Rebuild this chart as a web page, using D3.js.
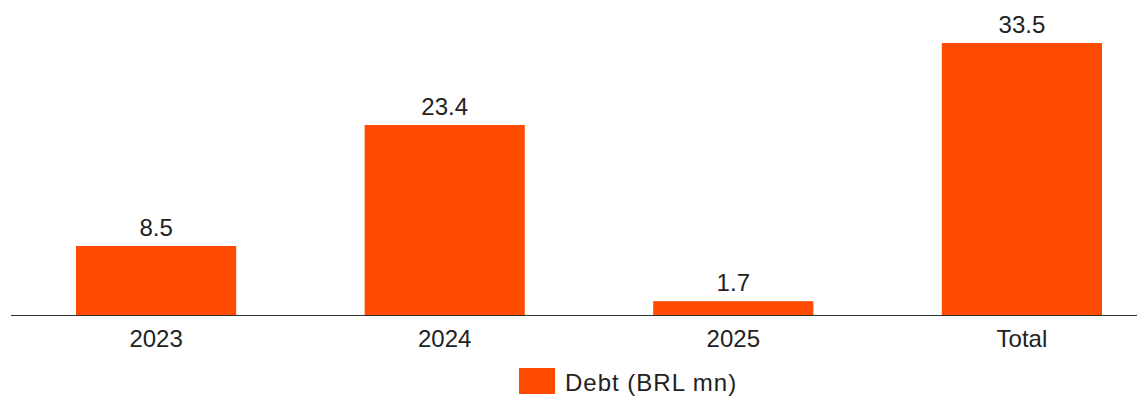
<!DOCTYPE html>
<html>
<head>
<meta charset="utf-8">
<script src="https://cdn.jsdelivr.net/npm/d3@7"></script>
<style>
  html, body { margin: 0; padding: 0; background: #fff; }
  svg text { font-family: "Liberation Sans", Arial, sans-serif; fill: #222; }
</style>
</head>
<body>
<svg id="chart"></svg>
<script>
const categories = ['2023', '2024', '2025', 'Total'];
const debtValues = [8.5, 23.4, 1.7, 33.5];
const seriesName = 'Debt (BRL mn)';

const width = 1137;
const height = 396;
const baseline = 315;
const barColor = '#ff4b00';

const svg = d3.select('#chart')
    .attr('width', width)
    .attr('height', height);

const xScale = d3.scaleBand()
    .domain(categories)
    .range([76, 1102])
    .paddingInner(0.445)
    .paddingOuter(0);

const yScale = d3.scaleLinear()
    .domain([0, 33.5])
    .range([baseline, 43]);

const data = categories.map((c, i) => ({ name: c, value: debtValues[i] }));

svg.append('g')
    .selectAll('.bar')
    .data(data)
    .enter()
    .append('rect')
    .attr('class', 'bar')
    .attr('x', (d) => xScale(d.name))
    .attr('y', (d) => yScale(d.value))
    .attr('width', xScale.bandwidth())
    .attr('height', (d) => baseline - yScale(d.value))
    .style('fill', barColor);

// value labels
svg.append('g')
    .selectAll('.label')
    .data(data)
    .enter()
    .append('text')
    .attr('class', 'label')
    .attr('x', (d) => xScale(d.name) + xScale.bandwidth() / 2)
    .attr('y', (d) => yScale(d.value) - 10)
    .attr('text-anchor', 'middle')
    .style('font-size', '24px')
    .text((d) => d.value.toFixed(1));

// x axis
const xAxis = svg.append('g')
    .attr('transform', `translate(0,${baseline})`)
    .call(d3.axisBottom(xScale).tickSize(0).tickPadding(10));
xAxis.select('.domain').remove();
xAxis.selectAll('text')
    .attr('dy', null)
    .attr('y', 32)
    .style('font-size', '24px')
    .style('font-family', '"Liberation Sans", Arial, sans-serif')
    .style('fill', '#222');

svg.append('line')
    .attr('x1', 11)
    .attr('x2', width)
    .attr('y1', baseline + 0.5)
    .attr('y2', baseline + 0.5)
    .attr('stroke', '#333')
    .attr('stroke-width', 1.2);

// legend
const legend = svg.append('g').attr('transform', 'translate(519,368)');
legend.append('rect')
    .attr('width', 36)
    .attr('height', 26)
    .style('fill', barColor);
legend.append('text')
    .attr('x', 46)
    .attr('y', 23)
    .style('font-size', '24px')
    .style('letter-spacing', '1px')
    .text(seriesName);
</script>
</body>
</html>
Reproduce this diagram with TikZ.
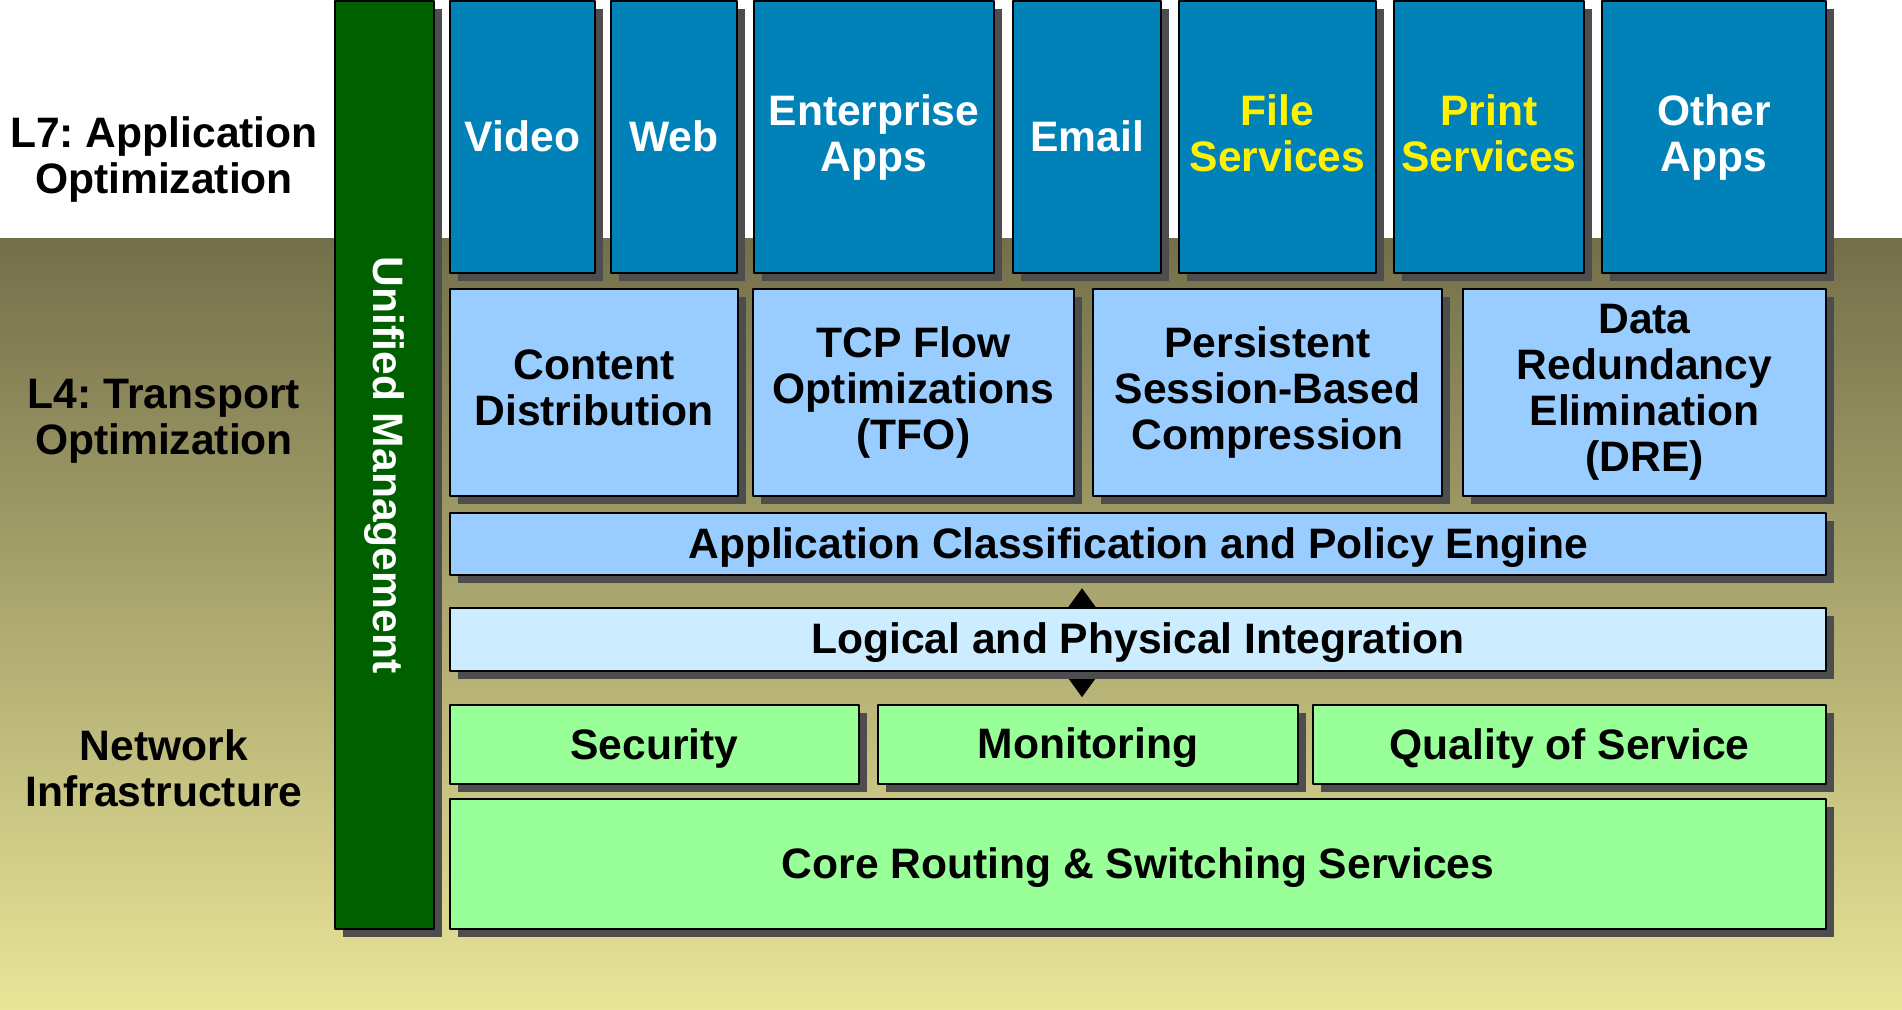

————

Stated exercise: Quote the records above exactly, from the first line through the line containing "const seriesName = 'Debt (BRL mn)';", and leave out the pictures.

Worked answer:
Rebuild this chart as a web page, using D3.js.
<!DOCTYPE html>
<html>
<head>
<meta charset="utf-8">
<script src="https://cdn.jsdelivr.net/npm/d3@7"></script>
<style>
  html, body { margin: 0; padding: 0; background: #fff; }
  svg text { font-family: "Liberation Sans", Arial, sans-serif; fill: #222; }
</style>
</head>
<body>
<svg id="chart"></svg>
<script>
const categories = ['2023', '2024', '2025', 'Total'];
const debtValues = [8.5, 23.4, 1.7, 33.5];
const seriesName = 'Debt (BRL mn)';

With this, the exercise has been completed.